Google has been collecting searchers browsing and searching habits for years. They have their search logs, clickstream information for every site serving their AdSense ads, and for every site using their free web analytics program they have information on the browsing history for their toolbar users who do not opt out, and of all the users of their Web Accelerator proxy. And unlike many other companies that collect user data so Google actually uses their data in fundamental ways. So it comes as no surprise that they’d want to find ways to employ user information in their search algorithms. Clickstream data and folksonomy are some of the big areas that search algorithms are expected to use. Right now all major search engines use ranking algorithms that are primarily based on the Pagerank concept Google introduced and became famous for. They all use links on the web to establish authority, and no fundamental change has taken place in the evolving search algorithms in many years.
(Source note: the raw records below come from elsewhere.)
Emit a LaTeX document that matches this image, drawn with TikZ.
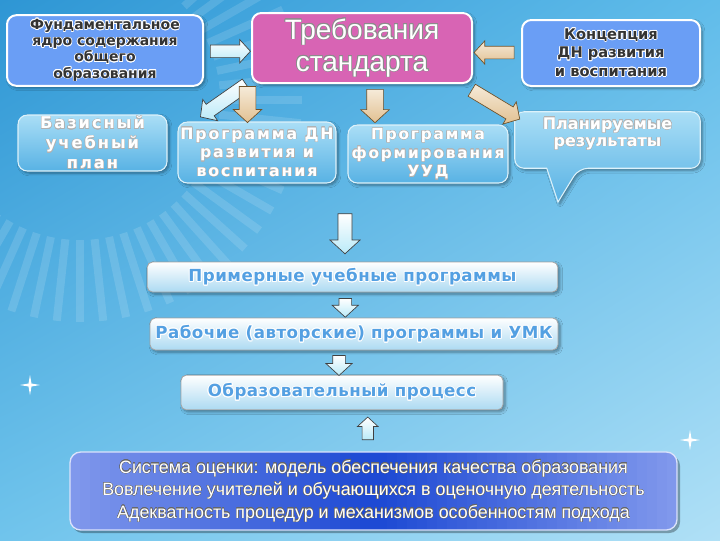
\documentclass[tikz,border=0pt]{standalone}
\usepackage{fontspec}
\setmainfont{Liberation Sans}
\newfontfamily\boxfont{DejaVu Sans}
\newfontfamily\spacedfont[LetterSpace=12]{DejaVu Sans}
\newfontfamily\barfont[LetterSpace=3]{DejaVu Sans}
\usepackage{contour}
\contournumber{16}
\usetikzlibrary{shapes.arrows,shadows.blur,shadings,calc}

\definecolor{skyA}{RGB}{46,150,212}
\definecolor{skyB}{RGB}{96,188,234}
\definecolor{skyC}{RGB}{112,196,236}
\definecolor{skyD}{RGB}{176,224,246}
\definecolor{boxblue}{RGB}{106,158,245}
\definecolor{boxpink}{RGB}{216,100,180}
\definecolor{glassTop}{RGB}{170,222,246}
\definecolor{glassBot}{RGB}{88,178,228}
\definecolor{barBot}{RGB}{172,218,242}
\definecolor{barText}{RGB}{84,160,226}
\definecolor{navyfill}{RGB}{30,74,212}
\definecolor{edgeblue}{RGB}{166,182,246}
\definecolor{arrowCyan}{RGB}{186,234,248}
\definecolor{arrowBeige}{RGB}{232,204,160}
\definecolor{arrowBrown}{RGB}{110,80,40}

\tikzset{
  boxshadow/.style={blur shadow={shadow blur steps=6,shadow xshift=1.5pt,shadow yshift=-1.5pt,shadow opacity=40}},
  topbox/.style={rounded corners=7pt,draw=white,line width=1.5pt,fill=boxblue,boxshadow,align=center,inner sep=0pt},
  glassbox/.style={rounded corners=7pt,draw=white!60!glassTop,line width=0.8pt,top color=glassTop,bottom color=glassBot,boxshadow,align=center,inner sep=0pt},
  barbox/.style={rounded corners=4pt,draw=gray!70,line width=0.6pt,top color=white,bottom color=barBot,boxshadow,inner sep=0pt},
  arrowsize/.style n args={3}{minimum height=#1,inner xsep=0pt,inner ysep=#2,single arrow head extend=#3},
  cyanarrow/.style={single arrow,draw=black!75,line width=0.5pt,top color=white,bottom color=arrowCyan,single arrow tip angle=95},
  beigearrow/.style={single arrow,draw=arrowBrown,line width=0.5pt,top color=white!60!arrowBeige,bottom color=arrowBeige!85!brown,single arrow tip angle=95},
}
\newcommand{\wl}[1]{\contour{white}{#1}}
\newcommand{\gl}[1]{\contour{black!45}{#1}}

\begin{document}
\begin{tikzpicture}[x=0.75pt,y=0.75pt,yscale=-1,xscale=1]
\useasboundingbox (0,0) rectangle (720,540);

%Background
\shade[upper left=skyA,upper right=skyB,lower left=skyC,lower right=skyD] (0,0) rectangle (720,540);
%Rays
\begin{scope}[shift={(80,100)}]
  \foreach \a in {0,6,...,354}
    \draw[white,opacity=0.13,line width=6pt] (\a:140) -- (\a:222);
\end{scope}
%Sparkles
\fill[white] (30,375) -- (31.5,383.5) -- (40,385) -- (31.5,386.5) -- (30,395) -- (28.5,386.5) -- (20,385) -- (28.5,383.5) -- cycle;
\fill[white] (690,430) -- (691.5,438.5) -- (700,440) -- (691.5,441.5) -- (690,450) -- (688.5,441.5) -- (680,440) -- (688.5,438.5) -- cycle;

%Top row
\contourlength{0.5pt}
\node [topbox,minimum width=147pt,minimum height=53pt,text=black!80,font=\boxfont\bfseries\fontsize{10.5}{12.2}\selectfont] (core) at (105,50.5)
  {\wl{Фундаментальное}\\\wl{ядро содержания}\\\wl{общего}\\\wl{образования}};
\node [topbox,fill=boxpink,minimum width=165pt,minimum height=52.5pt,text=white,font=\fontsize{21}{24}\selectfont] (standard) at (362,48)
  {\gl{Требования}\\\gl{стандарта}};
\node [topbox,minimum width=133.5pt,minimum height=49.5pt,text=black!80,font=\boxfont\bfseries\fontsize{11}{13.9}\selectfont] (concept) at (611,53)
  {\wl{Концепция}\\\wl{ДН развития}\\\wl{и воспитания}};

%Second row
\contourlength{0.3pt}
\node [glassbox,minimum width=111.75pt,minimum height=42pt,text=white,font=\spacedfont\bfseries\fontsize{12.2}{15}\selectfont] (plan) at (92.5,143)
  {\contour{black!30}{Базисный}\\\contour{black!30}{учебный}\\\contour{black!30}{план}};
\node [glassbox,minimum width=118.5pt,minimum height=45.75pt,text=white,font=\spacedfont\bfseries\fontsize{11.8}{14}\selectfont] (dnprog) at (257,152.5)
  {\contour{black!30}{Программа ДН}\\\contour{black!30}{развития и}\\\contour{black!30}{воспитания}};
\node [glassbox,minimum width=120pt,minimum height=43.5pt,text=white,font=\spacedfont\bfseries\fontsize{11.5}{14}\selectfont] (uudprog) at (428,154)
  {\contour{black!30}{Программа}\\\contour{black!30}{формирования}\\\contour{black!30}{УУД}};

%Callout
\node [minimum width=138.75pt,minimum height=42pt,inner sep=0pt] (results) at (607.5,140) {};
\coordinate (tip) at (558,202);
\shade[rounded corners=7pt,draw=white!60!glassTop,line width=0.8pt,top color=glassTop,bottom color=glassBot,boxshadow]
  (results.north west) -- (results.north east) -- (results.south east) -- ($(results.south west)+(64,0)$) [sharp corners] -- (tip) -- ($(results.south west)+(32,0)$) [rounded corners=7pt] -- (results.south west) -- cycle;
\node [align=center,text=white,font=\boxfont\bfseries\fontsize{12}{13}\selectfont] (resultstext) at ($(results.center)+(0,-6)$)
  {\contour{black!30}{Планируемые}\\\contour{black!30}{результаты}};

%Arrows of the top rows
\node [cyanarrow,arrowsize={30pt}{4.5pt}{4pt}] (a1) at ($(core.east)!0.5!(standard.west)+(0,2)$) {};
\node [beigearrow,arrowsize={30pt}{4.5pt}{4pt},rotate=180] (a2) at ($(concept.west)!0.5!(standard.east)+(0,2)$) {};
\node [cyanarrow,arrowsize={42pt}{5pt}{4.5pt},rotate=215] (a3) at (226,99) {};
\node [beigearrow,arrowsize={27pt}{6pt}{4.5pt},rotate=-90] (a4) at ($(standard.south)!0.5!(dnprog.north)+(-62,-2)$) {};
\node [beigearrow,arrowsize={25pt}{6pt}{4.5pt},rotate=-90] (a5) at ($(standard.south)!0.5!(uudprog.north)+(-20,-2)$) {};
\node [beigearrow,arrowsize={42pt}{5pt}{4.5pt},rotate=-31] (a6) at (493,103) {};

%Lower column
\contourlength{0.7pt}
\node [barbox,minimum width=308pt,minimum height=22.5pt,text=barText,font=\barfont\bfseries\fontsize{12.5}{14}\selectfont] (samples) at (352.5,277)
  {\wl{Примерные учебные программы}};
\node [barbox,minimum width=306pt,minimum height=24pt,text=barText,font=\barfont\bfseries\fontsize{12.5}{14}\selectfont] (working) at (354,334)
  {\wl{Рабочие (авторские) программы и УМК}};
\node [barbox,minimum width=241.5pt,minimum height=26pt,text=barText,font=\barfont\bfseries\fontsize{12.5}{14}\selectfont] (process) at (342,392.5)
  {\wl{Образовательный процесс}};

%Assessment box
\fill[black,opacity=0.3,rounded corners=8pt] (72,455) rectangle (680,533);
\fill[navyfill,rounded corners=8pt] (70,452) rectangle (677,530);
\begin{scope}
  \clip[rounded corners=8pt] (70,452) rectangle (677,530);
  \foreach \i in {0,...,29} {
    \fill[edgeblue,fill opacity={(29-\i)/40}] ({70+\i*10},452) rectangle ({80+\i*10},530);
    \fill[edgeblue,fill opacity={(29-\i)/40}] ({667-\i*10},452) rectangle ({677-\i*10},530);
  }
\end{scope}
\draw[white!60!edgeblue,line width=1pt,rounded corners=8pt] (70,452) rectangle (677,530);
\contourlength{0.2pt}
\node [minimum width=455pt,minimum height=58.5pt,inner sep=0pt,align=center,text=white,font=\fontsize{13.4}{16.9}\selectfont] (assess) at (373.5,491)
  {\contour{black!60}{Система оценки: модель обеспечения качества образования}\\
   \contour{black!60}{Вовлечение учителей и обучающихся в оценочную деятельность}\\
   \contour{black!60}{Адекватность процедур и механизмов особенностям подхода}};

%Arrows of the column
\node [cyanarrow,arrowsize={30pt}{5pt}{6pt},rotate=-90] (a7) at ($(samples.north)+(-7.5,-31)$) {};
\node [cyanarrow,arrowsize={14pt}{4.5pt}{5pt},rotate=-90] (a8) at ($(samples.south)!0.5!(working.north)+(-8,0)$) {};
\node [cyanarrow,arrowsize={15pt}{4.5pt}{5pt},rotate=-90] (a9) at ($(working.south)!0.5!(process.north)+(-9,0)$) {};
\node [cyanarrow,arrowsize={17pt}{4pt}{3.5pt},rotate=90] (a10) at ($(process.south)!0.5!(assess.north)+(10,0)$) {};

\end{tikzpicture}
\end{document}
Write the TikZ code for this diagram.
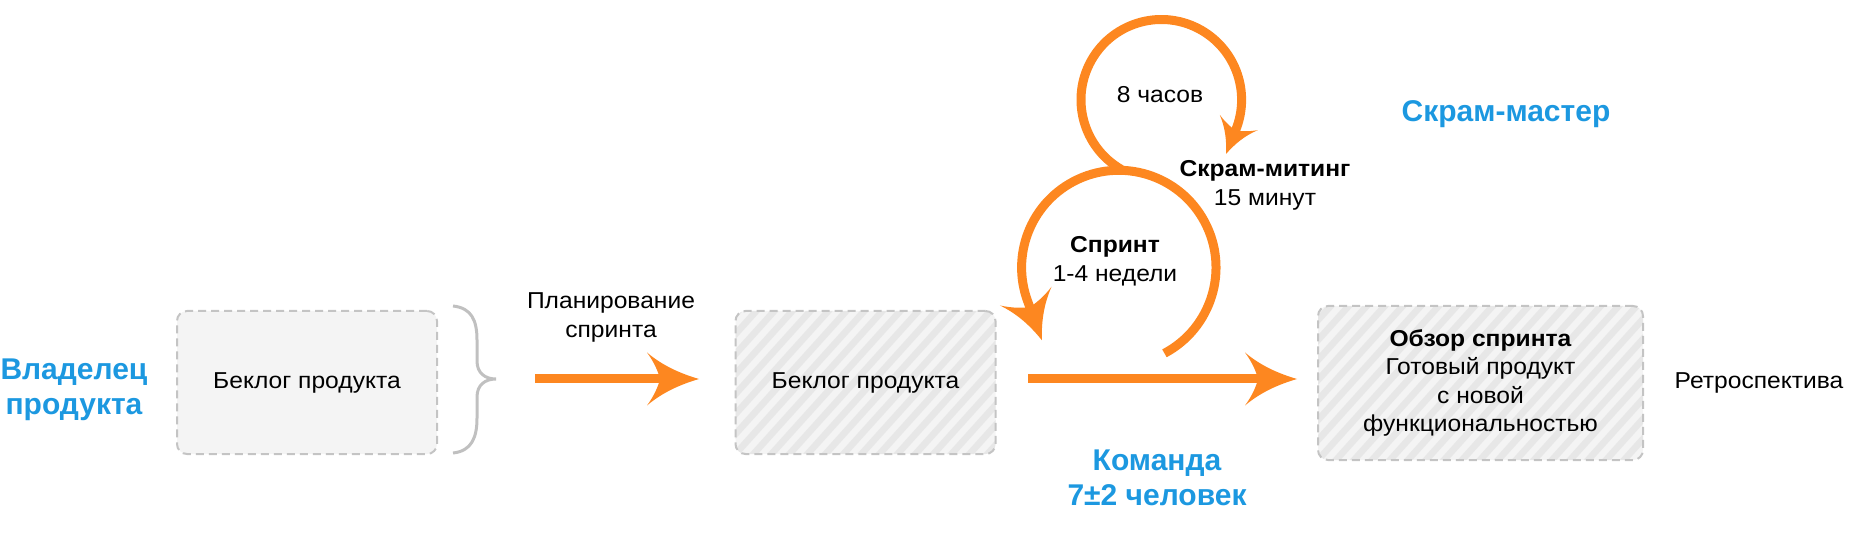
\documentclass[tikz,border=0pt]{standalone}
\usepackage{fontspec}
\setmainfont{Liberation Sans}
\newfontfamily\bodyf{Liberation Sans}[FakeStretch=1.07]
\usetikzlibrary{arrows.meta,bending,calc}
\definecolor{orng}{RGB}{253,135,32}
\definecolor{blu}{RGB}{28,152,224}
\definecolor{bord}{RGB}{196,196,196}
\definecolor{boxfill}{RGB}{244,244,244}
\definecolor{hbase}{RGB}{244,244,244}
\definecolor{hstripe}{RGB}{231,231,231}
\definecolor{brc}{RGB}{192,192,192}

\pgfdeclarearrow{
  name = Swoosh,
  parameters = {\the\pgfarrowlength,\the\pgfarrowwidth},
  setup code = {
    \pgfarrowssettipend{0pt}
    \pgfarrowssetlineend{-.7\pgfarrowlength}
    \pgfarrowsupperhullpoint{0pt}{0pt}
    \pgfarrowsupperhullpoint{-\pgfarrowlength}{.5\pgfarrowwidth}
    \pgfarrowssavethe\pgfarrowlength
    \pgfarrowssavethe\pgfarrowwidth
  },
  drawing code = {
    \pgfpathmoveto{\pgfqpoint{0pt}{0pt}}
    \pgfpathcurveto{\pgfqpoint{-.35\pgfarrowlength}{.1\pgfarrowwidth}}{\pgfqpoint{-.7\pgfarrowlength}{.25\pgfarrowwidth}}{\pgfqpoint{-\pgfarrowlength}{.5\pgfarrowwidth}}
    \pgfpathcurveto{\pgfqpoint{-.85\pgfarrowlength}{.3\pgfarrowwidth}}{\pgfqpoint{-.78\pgfarrowlength}{.12\pgfarrowwidth}}{\pgfqpoint{-.75\pgfarrowlength}{0pt}}
    \pgfpathcurveto{\pgfqpoint{-.78\pgfarrowlength}{-.12\pgfarrowwidth}}{\pgfqpoint{-.85\pgfarrowlength}{-.3\pgfarrowwidth}}{\pgfqpoint{-\pgfarrowlength}{-.5\pgfarrowwidth}}
    \pgfpathcurveto{\pgfqpoint{-.7\pgfarrowlength}{-.25\pgfarrowwidth}}{\pgfqpoint{-.35\pgfarrowlength}{-.1\pgfarrowwidth}}{\pgfqpoint{0pt}{0pt}}
    \pgfpathclose
    \pgfusepathqfill
  },
  defaults = {length = 52pt, width = 52pt}
}

\begin{document}
\begin{tikzpicture}[x=1pt,y=1pt,
  txt/.style={font=\bodyf\fontsize{23}{29}\selectfont, align=center, inner sep=0pt, text=black},
  lbl/.style={font=\fontsize{30}{35}\selectfont\bfseries, align=center, inner sep=0pt, text=blu},
  boxbase/.style={draw=bord, line width=2pt, dash pattern=on 8pt off 5pt, rounded corners=10pt,
    minimum width=260pt, minimum height=143pt, inner sep=0pt, align=center,
    font=\bodyf\fontsize{23}{28.5}\selectfont},
  plainbox/.style={boxbase, fill=boxfill},
  hatchbox/.style={boxbase, fill=hbase, path picture={
    \foreach \k in {-30,...,30}
      \draw[draw=hstripe, solid, sharp corners, line width=6.6pt]
        ($(path picture bounding box.south west)+(\k*18pt,-20pt)$) -- ++(48:420pt);
  }},
  flow/.style={draw=orng, line width=9pt, -{Swoosh[length=52pt,width=53pt]}},
  loopline/.style={draw=orng, line width=9pt},
  brace/.style={draw=brc, line width=3pt}
]
\useasboundingbox (0,0) rectangle (1865,541);

% boxes
\node[plainbox] (pb) at (307,158.5) {Беклог продукта};
\node[hatchbox] (sb) at (865.5,158.5) {Беклог продукта};
\node[hatchbox, minimum width=325pt, minimum height=154pt] (inc) at (1480.5,158)
  {\textbf{Обзор спринта}\\Готовый продукт\\с новой\\функциональностью};

% labels
\node[lbl] (po) at (74,151.5) {Владелец\\продукта};
\node[txt] (plan) at (611,223.5) {Планирование\\спринта};
\node[txt] (hrs) at (1160,446) {8 часов};
\node[txt] (scm) at (1265,355.5) {\textbf{Скрам-митинг}\\15 минут};
\node[txt] (spr) at (1115,280) {\textbf{Спринт}\\1-4 недели};
\node[lbl] (sm) at (1506,427) {Скрам-мастер};
\node[lbl] (team) at (1157,63.5) {Команда\\7±2 человек};
\node[txt] (retro) at (1759,158) {Ретроспектива};

% brace
\coordinate (brtop) at (453,235);
\coordinate (brbot) at (453,88);
\coordinate (brtip) at (496,162);
\draw[brace] (brtop) .. controls (472,233) and (477,220) .. (477,201) -- (477,180)
  .. controls (477,168) and (485,162) .. (brtip)
  .. controls (485,162) and (477,156) .. (477,144) -- (477,123)
  .. controls (477,104) and (472,90) .. (brbot);

% straight arrows
\coordinate (a1s) at (535,162);
\coordinate (a1e) at (699,162);
\coordinate (a2s) at (1028,162);
\coordinate (a2e) at (1297,162);
\draw[flow] (a1s) -- (a1e);
\draw[flow] (a2s) -- (a2e);

% loops
\coordinate (uc) at (1161.3,441.2);
\coordinate (lc) at (1118.8,273.5);
\draw[loopline, -{Swoosh[length=47pt,width=55pt]}] ($(lc)+(-62:97.2)$)
  arc[start angle=-62, end angle=200, radius=97.2] -- ++(290:42);
\draw[loopline, -{Swoosh[length=34pt,width=41pt]}] ($(uc)+(240:80.3)$)
  arc[start angle=240, end angle=-22, radius=80.3] -- ++(-112:26);
\end{tikzpicture}
\end{document}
They get better at filtering malicious manipulation and at tweaks that eek out relevancy but nothing groundbreaking.
So authority based on clickstream analysis and social indexing seemed like good ways to use data to further diversify the effort to allocate authority to web pages. What Google learned early is that they needed scale, and their initial data efforts (things like site ratings by their toolbar users) didn’t end up in their search algorithm. Folksonomy and social indexing doesn’t yet have enough scale to rely on and has potential for abuse, but the clickstream has scale and is harder to game given that traffic is essentially the authority and the people gaming the authority want traffic. So if they need traffic to rank well to get traffic then there’s a significant challenge to those manipulating rankings because they need the end for their means.
But Google is cautious with their core search product and has tweaked their algorithm very conservatively. And it has been hard to tell just how much clickstream data was playing a role in their search results and will continue to be as long as it’s such a minor supplement to their algorithm. Today, Google has posted a bit of information about this on their official blog in their efforts to shine more light on how they use private data. You can read about it here in full but the basics are no big surprises:
- Location - Using geolocation or your input settings they customize results to your location slightly. My estimate is that they are mainly targeting searches with more local relevance. And example of such a search would be “pizza”. “Pizza” is more local than “hosting” and can benefit greatly from localization. Hosting, not so much.
- Recent Searches – Because many users learn to refine their searches when they don’t find what they are looking for this session state is very relevant data. A user who’s been searching for “laptops” for the last few minutes is probably not looking for fruit when they type in “apple” next. They reveal that they store this information client side and that it is gone when you close your browser but because they mean cookies anyone who’s been seriously looking under the hood already know this.
- Web History – If you have allowed them to track your web history through a Google account they use this to personalize your results. They don’t say much of anything about what they are really doing but this is where a the most can be done and there are far too many good ideas to list here. Some examples would be knowing what sites you prefer. Do you always click the Wikipedia link when it’s near the top of the search results even if there are higher ranked pages? Then they know you like Wikipedia and may promote its pages in your personalized results. Do you always search for home decor? Then maybe they’ll take that into consideration when you search for “design” and not give you so many results about design on the web. There are a lot of ways they can use this data, and this is probably an area they will explore further.
In summary, right now I’d say their are mainly going with simple personalizations and not really employing aggregate data and aggregate personalization to give aggressive differences. They are careful with their brand and will use user history with caution. After all, if your the use of your results lead to less relevance they fail and because personalization can be unpredictable (there must be some seriously weird browsing histories out there) they are going to be cautious and slight with this.